**Exercise instructions:**
Reproduce the material below line by line, beginning with its first line and ending with the line that contains "west] (hq) at"; leave out pictures.

**Source data:**
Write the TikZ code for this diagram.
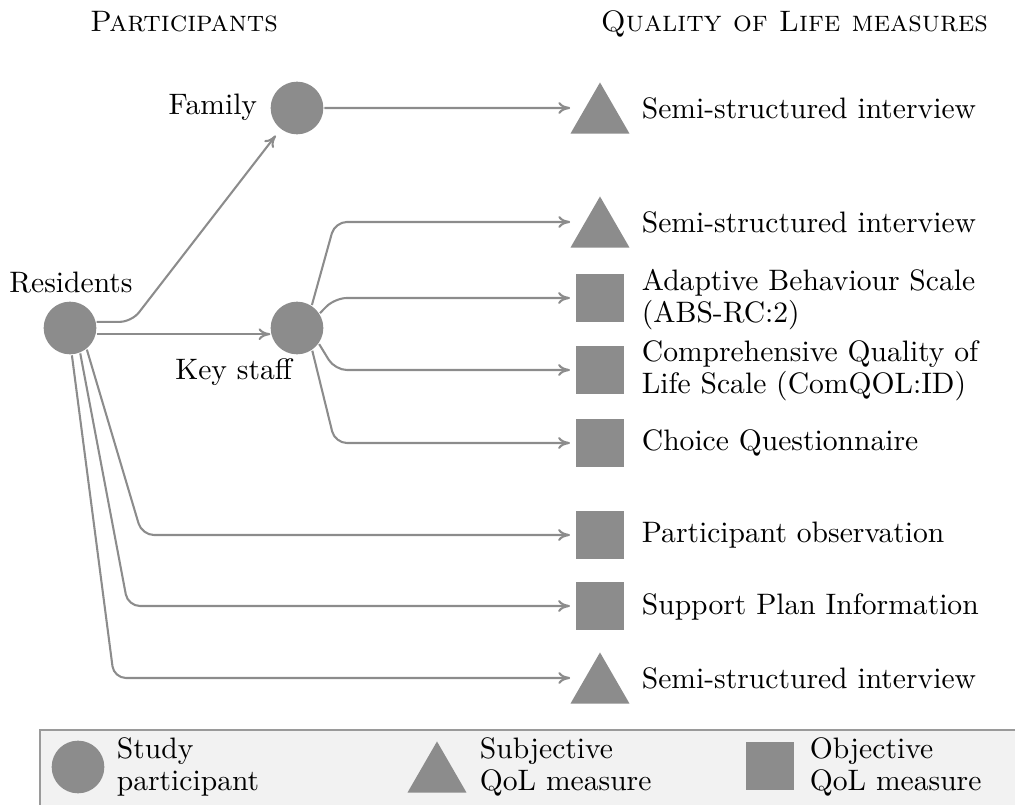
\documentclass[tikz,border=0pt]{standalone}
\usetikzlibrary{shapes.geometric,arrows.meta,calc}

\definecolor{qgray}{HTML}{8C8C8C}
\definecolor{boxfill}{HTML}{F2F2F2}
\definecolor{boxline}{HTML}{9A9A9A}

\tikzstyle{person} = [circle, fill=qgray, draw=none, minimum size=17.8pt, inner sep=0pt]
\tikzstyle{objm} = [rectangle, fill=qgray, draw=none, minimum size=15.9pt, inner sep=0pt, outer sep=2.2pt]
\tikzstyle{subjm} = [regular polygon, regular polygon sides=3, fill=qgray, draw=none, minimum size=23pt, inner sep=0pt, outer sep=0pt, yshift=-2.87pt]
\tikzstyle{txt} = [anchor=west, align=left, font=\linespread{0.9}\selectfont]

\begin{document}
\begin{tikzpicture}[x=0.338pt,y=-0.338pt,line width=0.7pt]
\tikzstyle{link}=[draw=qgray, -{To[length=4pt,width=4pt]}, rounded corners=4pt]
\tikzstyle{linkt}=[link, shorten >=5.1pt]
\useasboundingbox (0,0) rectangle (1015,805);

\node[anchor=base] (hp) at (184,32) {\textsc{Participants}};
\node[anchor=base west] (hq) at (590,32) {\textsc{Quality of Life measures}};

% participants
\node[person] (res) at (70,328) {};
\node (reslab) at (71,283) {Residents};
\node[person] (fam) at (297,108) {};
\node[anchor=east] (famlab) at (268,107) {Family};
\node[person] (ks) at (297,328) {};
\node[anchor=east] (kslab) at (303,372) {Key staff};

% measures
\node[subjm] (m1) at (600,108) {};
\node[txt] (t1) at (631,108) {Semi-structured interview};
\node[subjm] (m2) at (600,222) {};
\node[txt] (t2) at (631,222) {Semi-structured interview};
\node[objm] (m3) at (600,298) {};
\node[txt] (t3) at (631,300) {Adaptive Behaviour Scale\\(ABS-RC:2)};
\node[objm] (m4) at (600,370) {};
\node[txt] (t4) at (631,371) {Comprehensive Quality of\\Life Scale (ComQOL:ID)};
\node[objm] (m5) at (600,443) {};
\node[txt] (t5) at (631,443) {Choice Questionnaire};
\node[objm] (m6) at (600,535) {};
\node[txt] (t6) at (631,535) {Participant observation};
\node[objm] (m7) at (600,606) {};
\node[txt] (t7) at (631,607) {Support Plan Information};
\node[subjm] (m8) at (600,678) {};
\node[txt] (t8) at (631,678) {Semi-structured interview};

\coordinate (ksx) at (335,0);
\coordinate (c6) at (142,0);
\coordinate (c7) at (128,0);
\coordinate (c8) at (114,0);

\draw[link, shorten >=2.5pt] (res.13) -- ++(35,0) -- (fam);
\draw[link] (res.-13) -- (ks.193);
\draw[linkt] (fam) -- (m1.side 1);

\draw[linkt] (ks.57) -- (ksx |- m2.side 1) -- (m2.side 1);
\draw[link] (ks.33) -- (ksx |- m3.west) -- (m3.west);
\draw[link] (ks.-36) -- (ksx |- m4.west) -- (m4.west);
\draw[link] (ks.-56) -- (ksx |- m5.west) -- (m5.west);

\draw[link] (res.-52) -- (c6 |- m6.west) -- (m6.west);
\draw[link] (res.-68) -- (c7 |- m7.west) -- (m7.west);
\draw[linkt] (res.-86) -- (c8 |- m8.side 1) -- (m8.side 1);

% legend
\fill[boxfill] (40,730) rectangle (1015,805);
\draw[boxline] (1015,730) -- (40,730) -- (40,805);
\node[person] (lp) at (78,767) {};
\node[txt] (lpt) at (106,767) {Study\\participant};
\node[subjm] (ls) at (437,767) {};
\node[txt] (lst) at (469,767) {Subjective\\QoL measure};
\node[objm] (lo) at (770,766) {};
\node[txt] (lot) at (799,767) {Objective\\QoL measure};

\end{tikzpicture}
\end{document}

**Finished answer:**
Write the TikZ code for this diagram.
\documentclass[tikz,border=0pt]{standalone}
\usetikzlibrary{shapes.geometric,arrows.meta,calc}

\definecolor{qgray}{HTML}{8C8C8C}
\definecolor{boxfill}{HTML}{F2F2F2}
\definecolor{boxline}{HTML}{9A9A9A}

\tikzstyle{person} = [circle, fill=qgray, draw=none, minimum size=17.8pt, inner sep=0pt]
\tikzstyle{objm} = [rectangle, fill=qgray, draw=none, minimum size=15.9pt, inner sep=0pt, outer sep=2.2pt]
\tikzstyle{subjm} = [regular polygon, regular polygon sides=3, fill=qgray, draw=none, minimum size=23pt, inner sep=0pt, outer sep=0pt, yshift=-2.87pt]
\tikzstyle{txt} = [anchor=west, align=left, font=\linespread{0.9}\selectfont]

\begin{document}
\begin{tikzpicture}[x=0.338pt,y=-0.338pt,line width=0.7pt]
\tikzstyle{link}=[draw=qgray, -{To[length=4pt,width=4pt]}, rounded corners=4pt]
\tikzstyle{linkt}=[link, shorten >=5.1pt]
\useasboundingbox (0,0) rectangle (1015,805);

\node[anchor=base] (hp) at (184,32) {\textsc{Participants}};
\node[anchor=base west] (hq) at (590,32) {\textsc{Quality of Life measures}};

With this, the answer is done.